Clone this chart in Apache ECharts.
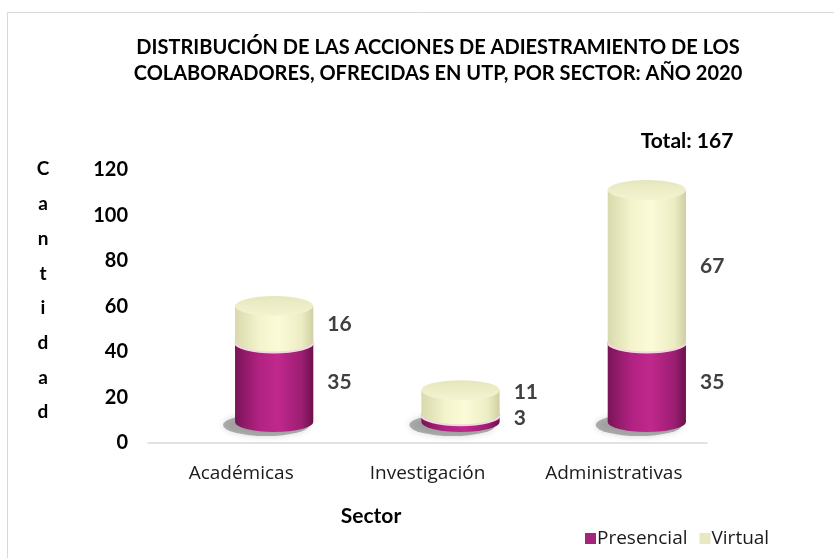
<!DOCTYPE html>
<html>
<head>
<meta charset="utf-8">
<script src="https://cdn.jsdelivr.net/npm/echarts@6/dist/echarts.min.js"></script>
<style>
html,body{margin:0;padding:0;background:#fff;}
#chart{width:834px;height:558px;}
</style>
</head>
<body>
<div id="chart"></div>
<script>
const categories = ['Académicas', 'Investigación', 'Administrativas'];
const presencial = [35, 3, 35];
const virtual = [16, 11, 67];
const yTicks = { min: 0, max: 120, interval: 20 };
const seriesNames = ['Presencial', 'Virtual'];

const FONT = '"Open Sans", Lato, sans-serif';
const BFONT = 'Lato, "Open Sans", sans-serif';
const DEPTH_X = 33, DEPTH_Y = -21;

const chart = echarts.init(document.getElementById('chart'));

function ellipsePath(cx, cy, rx, ry) {
  return `M${cx - rx},${cy} A${rx},${ry} 0 1 0 ${cx + rx},${cy} A${rx},${ry} 0 1 0 ${cx - rx},${cy} Z`;
}

const pinkSide = new echarts.graphic.LinearGradient(0, 0, 1, 0, [
  { offset: 0, color: '#7a1458' }, { offset: 0.3, color: '#b02282' },
  { offset: 0.55, color: '#c0288c' }, { offset: 0.85, color: '#9c1e72' }, { offset: 1, color: '#6d114e' }
]);
const creamSide = new echarts.graphic.LinearGradient(0, 0, 1, 0, [
  { offset: 0, color: '#d9d9ad' }, { offset: 0.3, color: '#f3f3cc' },
  { offset: 0.55, color: '#fbfbd9' }, { offset: 0.85, color: '#ededc4' }, { offset: 1, color: '#cfcfa3' }
]);
const pinkTop = '#b72787';
const creamTop = new echarts.graphic.LinearGradient(0, 0, 0, 1, [
  { offset: 0, color: '#e6e6bd' }, { offset: 1, color: '#f4f4d2' }
]);

function makeRender(kind) {
  return function (params, api) {
    const i = api.value(0), v0 = api.value(1), v1 = api.value(2);
    const pb = api.coord([i, v0]);
    const pt = api.coord([i, v1]);
    const band = api.size([1, 0])[0];
    const rx = band * 0.21, ry = 10;
    const cx = pb[0] + DEPTH_X;
    const yb = pb[1] + DEPTH_Y, yt = pt[1] + DEPTH_Y;
    const children = [];
    if (v0 === 0) {
      children.push({
        type: 'path',
        shape: { pathData: ellipsePath(cx - 8, yb + 3, rx + 4, ry + 1) },
        style: { fill: 'rgba(90,90,90,0.45)', shadowBlur: 7, shadowColor: 'rgba(0,0,0,0.35)' },
        z2: 0
      });
    }
    children.push({
      type: 'path',
      shape: { pathData: `M${cx - rx},${yt} L${cx - rx},${yb} A${rx},${ry} 0 0 0 ${cx + rx},${yb} L${cx + rx},${yt} Z` },
      style: { fill: kind === 0 ? pinkSide : creamSide },
      z2: 1
    });
    if (kind === 1) {
      children.push({
        type: 'path',
        shape: { pathData: `M${cx - rx},${yb} A${rx},${ry} 0 0 0 ${cx + rx},${yb}` },
        style: { fill: null, stroke: '#f3d8df', lineWidth: 2 },
        z2: 2
      });
    }
    children.push({
      type: 'path',
      shape: { pathData: ellipsePath(cx, yt, rx, ry) },
      style: { fill: kind === 0 ? pinkTop : creamTop },
      z2: 3
    });
    let ly = (yb + yt) / 2;
    if (kind === 1) {
      const pLow = api.coord([i, 0]);
      const pLabel = (pLow[1] + pb[1]) / 2 + DEPTH_Y;
      ly = Math.min(ly, pLabel - 26);
    }
    children.push({
      type: 'text',
      x: cx + rx + 14, y: ly,
      style: {
        text: String(v1 - v0), fill: '#404040', font: `bold 21px ${BFONT}`,
        align: 'left', verticalAlign: 'middle'
      },
      z2: 5
    });
    return { type: 'group', children };
  };
}

const presData = categories.map((c, i) => [i, 0, presencial[i]]);
const virtData = categories.map((c, i) => [i, presencial[i], presencial[i] + virtual[i]]);
const total = presencial.concat(virtual).reduce((a, b) => a + b, 0);

chart.setOption({
  animation: false,
  backgroundColor: '#fff',
  grid: { left: 148, right: 127, top: 170, bottom: 115 },
  xAxis: {
    type: 'category', data: categories,
    axisLine: { show: true, lineStyle: { color: '#d9d9d9', width: 1.5 } },
    axisTick: { show: false },
    axisLabel: { color: '#1a1a1a', fontFamily: FONT, fontSize: 19, margin: 21 }
  },
  yAxis: {
    type: 'value', min: yTicks.min, max: yTicks.max, interval: yTicks.interval,
    axisLine: { show: false }, axisTick: { show: false }, splitLine: { show: false },
    axisLabel: { color: '#000', fontFamily: BFONT, fontSize: 20, fontWeight: 'bold', margin: 20 }
  },
  legend: {
    left: 580, top: 524, itemWidth: 11, itemHeight: 11, itemGap: 12, icon: 'rect',
    textStyle: { color: '#1a1a1a', fontFamily: FONT, fontSize: 19, padding: [0, 0, 0, -4] },
    data: seriesNames
  },
  graphic: [
    { type: 'rect', shape: { x: 7.5, y: 12.5, width: 900, height: 600 }, style: { fill: null, stroke: '#d9d9d9', lineWidth: 1 }, silent: true },
    { type: 'text', x: 438, y: 48, style: { text: 'DISTRIBUCIÓN DE LAS ACCIONES DE ADIESTRAMIENTO DE LOS', font: `bold 20px ${BFONT}`, fill: '#000', align: 'center', verticalAlign: 'middle' } },
    { type: 'text', x: 438, y: 74, style: { text: 'COLABORADORES, OFRECIDAS EN UTP, POR SECTOR: AÑO 2020', font: `bold 20px ${BFONT}`, fill: '#000', align: 'center', verticalAlign: 'middle' } },
    { type: 'text', x: 687, y: 141, style: { text: 'Total: ' + total, font: `bold 21px ${BFONT}`, fill: '#000', align: 'center', verticalAlign: 'middle' } },
    { type: 'text', x: 371, y: 516, style: { text: 'Sector', font: `bold 21px ${BFONT}`, fill: '#000', align: 'center', verticalAlign: 'middle' } },
    { type: 'text', x: 43, y: 152, style: { text: 'C\na\nn\nt\ni\nd\na\nd', font: `bold 19px ${BFONT}`, lineHeight: 34.7, fill: '#000', align: 'center', verticalAlign: 'top' } }
  ],
  series: [
    { name: seriesNames[0], type: 'custom', renderItem: makeRender(0), data: presData, encode: { x: 0, y: [1, 2] }, itemStyle: { color: '#a3257c' }, z: 2 },
    { name: seriesNames[1], type: 'custom', renderItem: makeRender(1), data: virtData, encode: { x: 0, y: [1, 2] }, itemStyle: { color: '#e8e8c2' }, z: 3 }
  ]
});
</script>
</body>
</html>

■ ■ ■ ■

• _TASK OBJECTIVE_:
Reproduce the listing exactly. Leave its pictures out.

• _OUTPUT_:
Clone this chart in Apache ECharts.
<!DOCTYPE html>
<html>
<head>
<meta charset="utf-8">
<script src="https://cdn.jsdelivr.net/npm/echarts@6/dist/echarts.min.js"></script>
<style>
html,body{margin:0;padding:0;background:#fff;}
#chart{width:834px;height:558px;}
</style>
</head>
<body>
<div id="chart"></div>
<script>
const categories = ['Académicas', 'Investigación', 'Administrativas'];
const presencial = [35, 3, 35];
const virtual = [16, 11, 67];
const yTicks = { min: 0, max: 120, interval: 20 };
const seriesNames = ['Presencial', 'Virtual'];

const FONT = '"Open Sans", Lato, sans-serif';
const BFONT = 'Lato, "Open Sans", sans-serif';
const DEPTH_X = 33, DEPTH_Y = -21;

const chart = echarts.init(document.getElementById('chart'));

function ellipsePath(cx, cy, rx, ry) {
  return `M${cx - rx},${cy} A${rx},${ry} 0 1 0 ${cx + rx},${cy} A${rx},${ry} 0 1 0 ${cx - rx},${cy} Z`;
}

const pinkSide = new echarts.graphic.LinearGradient(0, 0, 1, 0, [
  { offset: 0, color: '#7a1458' }, { offset: 0.3, color: '#b02282' },
  { offset: 0.55, color: '#c0288c' }, { offset: 0.85, color: '#9c1e72' }, { offset: 1, color: '#6d114e' }
]);
const creamSide = new echarts.graphic.LinearGradient(0, 0, 1, 0, [
  { offset: 0, color: '#d9d9ad' }, { offset: 0.3, color: '#f3f3cc' },
  { offset: 0.55, color: '#fbfbd9' }, { offset: 0.85, color: '#ededc4' }, { offset: 1, color: '#cfcfa3' }
]);
const pinkTop = '#b72787';
const creamTop = new echarts.graphic.LinearGradient(0, 0, 0, 1, [
  { offset: 0, color: '#e6e6bd' }, { offset: 1, color: '#f4f4d2' }
]);

function makeRender(kind) {
  return function (params, api) {
    const i = api.value(0), v0 = api.value(1), v1 = api.value(2);
    const pb = api.coord([i, v0]);
    const pt = api.coord([i, v1]);
    const band = api.size([1, 0])[0];
    const rx = band * 0.21, ry = 10;
    const cx = pb[0] + DEPTH_X;
    const yb = pb[1] + DEPTH_Y, yt = pt[1] + DEPTH_Y;
    const children = [];
    if (v0 === 0) {
      children.push({
        type: 'path',
        shape: { pathData: ellipsePath(cx - 8, yb + 3, rx + 4, ry + 1) },
        style: { fill: 'rgba(90,90,90,0.45)', shadowBlur: 7, shadowColor: 'rgba(0,0,0,0.35)' },
        z2: 0
      });
    }
    children.push({
      type: 'path',
      shape: { pathData: `M${cx - rx},${yt} L${cx - rx},${yb} A${rx},${ry} 0 0 0 ${cx + rx},${yb} L${cx + rx},${yt} Z` },
      style: { fill: kind === 0 ? pinkSide : creamSide },
      z2: 1
    });
    if (kind === 1) {
      children.push({
        type: 'path',
        shape: { pathData: `M${cx - rx},${yb} A${rx},${ry} 0 0 0 ${cx + rx},${yb}` },
        style: { fill: null, stroke: '#f3d8df', lineWidth: 2 },
        z2: 2
      });
    }
    children.push({
      type: 'path',
      shape: { pathData: ellipsePath(cx, yt, rx, ry) },
      style: { fill: kind === 0 ? pinkTop : creamTop },
      z2: 3
    });
    let ly = (yb + yt) / 2;
    if (kind === 1) {
      const pLow = api.coord([i, 0]);
      const pLabel = (pLow[1] + pb[1]) / 2 + DEPTH_Y;
      ly = Math.min(ly, pLabel - 26);
    }
    children.push({
      type: 'text',
      x: cx + rx + 14, y: ly,
      style: {
        text: String(v1 - v0), fill: '#404040', font: `bold 21px ${BFONT}`,
        align: 'left', verticalAlign: 'middle'
      },
      z2: 5
    });
    return { type: 'group', children };
  };
}

const presData = categories.map((c, i) => [i, 0, presencial[i]]);
const virtData = categories.map((c, i) => [i, presencial[i], presencial[i] + virtual[i]]);
const total = presencial.concat(virtual).reduce((a, b) => a + b, 0);

chart.setOption({
  animation: false,
  backgroundColor: '#fff',
  grid: { left: 148, right: 127, top: 170, bottom: 115 },
  xAxis: {
    type: 'category', data: categories,
    axisLine: { show: true, lineStyle: { color: '#d9d9d9', width: 1.5 } },
    axisTick: { show: false },
    axisLabel: { color: '#1a1a1a', fontFamily: FONT, fontSize: 19, margin: 21 }
  },
  yAxis: {
    type: 'value', min: yTicks.min, max: yTicks.max, interval: yTicks.interval,
    axisLine: { show: false }, axisTick: { show: false }, splitLine: { show: false },
    axisLabel: { color: '#000', fontFamily: BFONT, fontSize: 20, fontWeight: 'bold', margin: 20 }
  },
  legend: {
    left: 580, top: 524, itemWidth: 11, itemHeight: 11, itemGap: 12, icon: 'rect',
    textStyle: { color: '#1a1a1a', fontFamily: FONT, fontSize: 19, padding: [0, 0, 0, -4] },
    data: seriesNames
  },
  graphic: [
    { type: 'rect', shape: { x: 7.5, y: 12.5, width: 900, height: 600 }, style: { fill: null, stroke: '#d9d9d9', lineWidth: 1 }, silent: true },
    { type: 'text', x: 438, y: 48, style: { text: 'DISTRIBUCIÓN DE LAS ACCIONES DE ADIESTRAMIENTO DE LOS', font: `bold 20px ${BFONT}`, fill: '#000', align: 'center', verticalAlign: 'middle' } },
    { type: 'text', x: 438, y: 74, style: { text: 'COLABORADORES, OFRECIDAS EN UTP, POR SECTOR: AÑO 2020', font: `bold 20px ${BFONT}`, fill: '#000', align: 'center', verticalAlign: 'middle' } },
    { type: 'text', x: 687, y: 141, style: { text: 'Total: ' + total, font: `bold 21px ${BFONT}`, fill: '#000', align: 'center', verticalAlign: 'middle' } },
    { type: 'text', x: 371, y: 516, style: { text: 'Sector', font: `bold 21px ${BFONT}`, fill: '#000', align: 'center', verticalAlign: 'middle' } },
    { type: 'text', x: 43, y: 152, style: { text: 'C\na\nn\nt\ni\nd\na\nd', font: `bold 19px ${BFONT}`, lineHeight: 34.7, fill: '#000', align: 'center', verticalAlign: 'top' } }
  ],
  series: [
    { name: seriesNames[0], type: 'custom', renderItem: makeRender(0), data: presData, encode: { x: 0, y: [1, 2] }, itemStyle: { color: '#a3257c' }, z: 2 },
    { name: seriesNames[1], type: 'custom', renderItem: makeRender(1), data: virtData, encode: { x: 0, y: [1, 2] }, itemStyle: { color: '#e8e8c2' }, z: 3 }
  ]
});
</script>
</body>
</html>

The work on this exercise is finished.